In your copy, leave out the pictures; write out all the data exactly.

* DATA BLOCK
========================

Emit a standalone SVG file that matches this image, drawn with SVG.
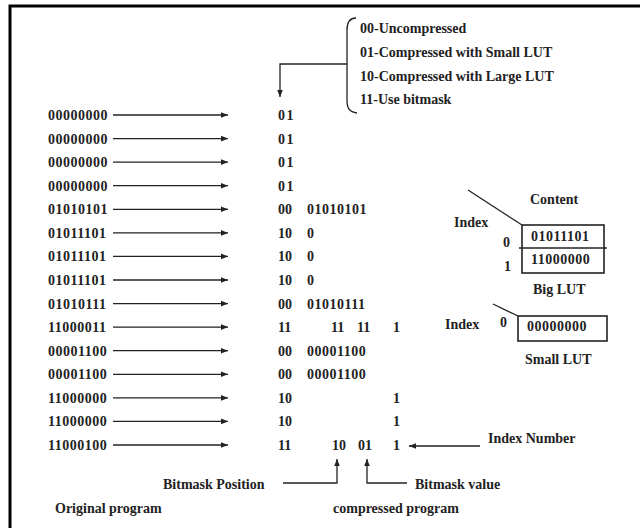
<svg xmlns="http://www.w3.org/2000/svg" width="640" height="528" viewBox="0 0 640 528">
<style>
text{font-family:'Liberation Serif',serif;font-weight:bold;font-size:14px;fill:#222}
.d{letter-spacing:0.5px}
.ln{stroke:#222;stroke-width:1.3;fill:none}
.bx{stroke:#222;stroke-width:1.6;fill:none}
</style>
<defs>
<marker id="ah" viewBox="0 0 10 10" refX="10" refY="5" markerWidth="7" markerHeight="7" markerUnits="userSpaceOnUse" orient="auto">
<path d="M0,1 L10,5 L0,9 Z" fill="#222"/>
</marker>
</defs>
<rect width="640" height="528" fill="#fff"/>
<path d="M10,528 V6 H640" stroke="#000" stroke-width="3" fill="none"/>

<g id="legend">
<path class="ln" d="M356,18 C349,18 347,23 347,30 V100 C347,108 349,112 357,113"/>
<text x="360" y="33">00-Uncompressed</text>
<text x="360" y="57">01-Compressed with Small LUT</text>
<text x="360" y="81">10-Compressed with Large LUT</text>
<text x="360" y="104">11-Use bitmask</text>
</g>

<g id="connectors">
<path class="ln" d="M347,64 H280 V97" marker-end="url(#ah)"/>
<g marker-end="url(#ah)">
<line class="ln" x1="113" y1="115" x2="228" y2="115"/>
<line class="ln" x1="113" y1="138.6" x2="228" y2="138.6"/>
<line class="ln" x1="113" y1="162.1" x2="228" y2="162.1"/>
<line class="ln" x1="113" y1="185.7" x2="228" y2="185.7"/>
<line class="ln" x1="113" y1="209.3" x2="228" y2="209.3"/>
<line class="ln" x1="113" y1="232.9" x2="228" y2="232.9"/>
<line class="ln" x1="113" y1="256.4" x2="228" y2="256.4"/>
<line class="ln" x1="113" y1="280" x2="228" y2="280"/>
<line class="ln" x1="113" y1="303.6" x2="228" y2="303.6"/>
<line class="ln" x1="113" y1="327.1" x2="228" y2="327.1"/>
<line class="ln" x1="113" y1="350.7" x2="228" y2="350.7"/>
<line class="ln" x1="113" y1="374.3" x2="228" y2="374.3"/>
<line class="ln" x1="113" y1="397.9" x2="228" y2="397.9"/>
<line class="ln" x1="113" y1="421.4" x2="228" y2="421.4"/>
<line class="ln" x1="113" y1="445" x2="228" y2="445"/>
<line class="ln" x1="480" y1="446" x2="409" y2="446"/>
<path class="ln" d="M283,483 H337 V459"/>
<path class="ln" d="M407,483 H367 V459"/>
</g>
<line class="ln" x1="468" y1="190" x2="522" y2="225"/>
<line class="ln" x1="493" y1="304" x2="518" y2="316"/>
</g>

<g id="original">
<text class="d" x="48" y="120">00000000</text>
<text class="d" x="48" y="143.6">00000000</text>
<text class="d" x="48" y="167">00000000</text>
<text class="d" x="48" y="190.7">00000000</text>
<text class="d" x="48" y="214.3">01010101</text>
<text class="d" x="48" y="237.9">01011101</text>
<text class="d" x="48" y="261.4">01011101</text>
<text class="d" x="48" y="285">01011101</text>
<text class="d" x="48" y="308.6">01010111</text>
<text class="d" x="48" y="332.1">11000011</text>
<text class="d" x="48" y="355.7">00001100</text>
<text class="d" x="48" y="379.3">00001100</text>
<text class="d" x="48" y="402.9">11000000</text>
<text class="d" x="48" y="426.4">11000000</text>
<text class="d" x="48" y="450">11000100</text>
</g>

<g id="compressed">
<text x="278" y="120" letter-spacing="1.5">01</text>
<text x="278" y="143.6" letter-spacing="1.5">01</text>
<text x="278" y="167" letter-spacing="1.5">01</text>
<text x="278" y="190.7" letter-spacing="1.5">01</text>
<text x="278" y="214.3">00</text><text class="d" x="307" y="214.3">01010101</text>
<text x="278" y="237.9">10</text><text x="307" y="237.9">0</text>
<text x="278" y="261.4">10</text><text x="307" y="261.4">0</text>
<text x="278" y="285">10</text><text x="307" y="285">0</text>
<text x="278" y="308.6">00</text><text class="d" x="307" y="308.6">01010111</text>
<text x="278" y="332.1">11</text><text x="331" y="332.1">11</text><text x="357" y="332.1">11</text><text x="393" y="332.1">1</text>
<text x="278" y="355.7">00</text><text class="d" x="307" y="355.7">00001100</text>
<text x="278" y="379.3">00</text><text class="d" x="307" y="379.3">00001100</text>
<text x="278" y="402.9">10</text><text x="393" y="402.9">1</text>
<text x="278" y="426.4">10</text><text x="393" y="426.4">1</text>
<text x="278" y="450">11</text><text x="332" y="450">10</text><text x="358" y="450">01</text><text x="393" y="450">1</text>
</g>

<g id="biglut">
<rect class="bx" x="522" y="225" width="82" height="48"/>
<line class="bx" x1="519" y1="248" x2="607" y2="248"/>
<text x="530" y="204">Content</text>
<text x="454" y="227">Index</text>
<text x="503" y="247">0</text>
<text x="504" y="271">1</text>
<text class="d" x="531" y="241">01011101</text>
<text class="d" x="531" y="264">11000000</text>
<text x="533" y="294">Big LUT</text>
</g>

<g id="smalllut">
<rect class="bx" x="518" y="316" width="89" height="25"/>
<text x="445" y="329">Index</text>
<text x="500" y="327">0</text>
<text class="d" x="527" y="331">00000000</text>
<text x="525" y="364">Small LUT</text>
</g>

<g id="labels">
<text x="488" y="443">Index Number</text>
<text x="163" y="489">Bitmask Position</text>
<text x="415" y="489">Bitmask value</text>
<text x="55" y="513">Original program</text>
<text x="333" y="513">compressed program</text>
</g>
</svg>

========================

* SOLVED PROBLEM
Emit a standalone SVG file that matches this image, drawn with SVG.
<svg xmlns="http://www.w3.org/2000/svg" width="640" height="528" viewBox="0 0 640 528">
<style>
text{font-family:'Liberation Serif',serif;font-weight:bold;font-size:14px;fill:#222}
.d{letter-spacing:0.5px}
.ln{stroke:#222;stroke-width:1.3;fill:none}
.bx{stroke:#222;stroke-width:1.6;fill:none}
</style>
<defs>
<marker id="ah" viewBox="0 0 10 10" refX="10" refY="5" markerWidth="7" markerHeight="7" markerUnits="userSpaceOnUse" orient="auto">
<path d="M0,1 L10,5 L0,9 Z" fill="#222"/>
</marker>
</defs>
<rect width="640" height="528" fill="#fff"/>
<path d="M10,528 V6 H640" stroke="#000" stroke-width="3" fill="none"/>

<g id="legend">
<path class="ln" d="M356,18 C349,18 347,23 347,30 V100 C347,108 349,112 357,113"/>
<text x="360" y="33">00-Uncompressed</text>
<text x="360" y="57">01-Compressed with Small LUT</text>
<text x="360" y="81">10-Compressed with Large LUT</text>
<text x="360" y="104">11-Use bitmask</text>
</g>

<g id="connectors">
<path class="ln" d="M347,64 H280 V97" marker-end="url(#ah)"/>
<g marker-end="url(#ah)">
<line class="ln" x1="113" y1="115" x2="228" y2="115"/>
<line class="ln" x1="113" y1="138.6" x2="228" y2="138.6"/>
<line class="ln" x1="113" y1="162.1" x2="228" y2="162.1"/>
<line class="ln" x1="113" y1="185.7" x2="228" y2="185.7"/>
<line class="ln" x1="113" y1="209.3" x2="228" y2="209.3"/>
<line class="ln" x1="113" y1="232.9" x2="228" y2="232.9"/>
<line class="ln" x1="113" y1="256.4" x2="228" y2="256.4"/>
<line class="ln" x1="113" y1="280" x2="228" y2="280"/>
<line class="ln" x1="113" y1="303.6" x2="228" y2="303.6"/>
<line class="ln" x1="113" y1="327.1" x2="228" y2="327.1"/>
<line class="ln" x1="113" y1="350.7" x2="228" y2="350.7"/>
<line class="ln" x1="113" y1="374.3" x2="228" y2="374.3"/>
<line class="ln" x1="113" y1="397.9" x2="228" y2="397.9"/>
<line class="ln" x1="113" y1="421.4" x2="228" y2="421.4"/>
<line class="ln" x1="113" y1="445" x2="228" y2="445"/>
<line class="ln" x1="480" y1="446" x2="409" y2="446"/>
<path class="ln" d="M283,483 H337 V459"/>
<path class="ln" d="M407,483 H367 V459"/>
</g>
<line class="ln" x1="468" y1="190" x2="522" y2="225"/>
<line class="ln" x1="493" y1="304" x2="518" y2="316"/>
</g>

<g id="original">
<text class="d" x="48" y="120">00000000</text>
<text class="d" x="48" y="143.6">00000000</text>
<text class="d" x="48" y="167">00000000</text>
<text class="d" x="48" y="190.7">00000000</text>
<text class="d" x="48" y="214.3">01010101</text>
<text class="d" x="48" y="237.9">01011101</text>
<text class="d" x="48" y="261.4">01011101</text>
<text class="d" x="48" y="285">01011101</text>
<text class="d" x="48" y="308.6">01010111</text>
<text class="d" x="48" y="332.1">11000011</text>
<text class="d" x="48" y="355.7">00001100</text>
<text class="d" x="48" y="379.3">00001100</text>
<text class="d" x="48" y="402.9">11000000</text>
<text class="d" x="48" y="426.4">11000000</text>
<text class="d" x="48" y="450">11000100</text>
</g>

<g id="compressed">
<text x="278" y="120" letter-spacing="1.5">01</text>
<text x="278" y="143.6" letter-spacing="1.5">01</text>
<text x="278" y="167" letter-spacing="1.5">01</text>
<text x="278" y="190.7" letter-spacing="1.5">01</text>
<text x="278" y="214.3">00</text><text class="d" x="307" y="214.3">01010101</text>
<text x="278" y="237.9">10</text><text x="307" y="237.9">0</text>
<text x="278" y="261.4">10</text><text x="307" y="261.4">0</text>
<text x="278" y="285">10</text><text x="307" y="285">0</text>
<text x="278" y="308.6">00</text><text class="d" x="307" y="308.6">01010111</text>
<text x="278" y="332.1">11</text><text x="331" y="332.1">11</text><text x="357" y="332.1">11</text><text x="393" y="332.1">1</text>
<text x="278" y="355.7">00</text><text class="d" x="307" y="355.7">00001100</text>
<text x="278" y="379.3">00</text><text class="d" x="307" y="379.3">00001100</text>
<text x="278" y="402.9">10</text><text x="393" y="402.9">1</text>
<text x="278" y="426.4">10</text><text x="393" y="426.4">1</text>
<text x="278" y="450">11</text><text x="332" y="450">10</text><text x="358" y="450">01</text><text x="393" y="450">1</text>
</g>

<g id="biglut">
<rect class="bx" x="522" y="225" width="82" height="48"/>
<line class="bx" x1="519" y1="248" x2="607" y2="248"/>
<text x="530" y="204">Content</text>
<text x="454" y="227">Index</text>
<text x="503" y="247">0</text>
<text x="504" y="271">1</text>
<text class="d" x="531" y="241">01011101</text>
<text class="d" x="531" y="264">11000000</text>
<text x="533" y="294">Big LUT</text>
</g>

<g id="smalllut">
<rect class="bx" x="518" y="316" width="89" height="25"/>
<text x="445" y="329">Index</text>
<text x="500" y="327">0</text>
<text class="d" x="527" y="331">00000000</text>
<text x="525" y="364">Small LUT</text>
</g>

<g id="labels">
<text x="488" y="443">Index Number</text>
<text x="163" y="489">Bitmask Position</text>
<text x="415" y="489">Bitmask value</text>
<text x="55" y="513">Original program</text>
<text x="333" y="513">compressed program</text>
</g>
</svg>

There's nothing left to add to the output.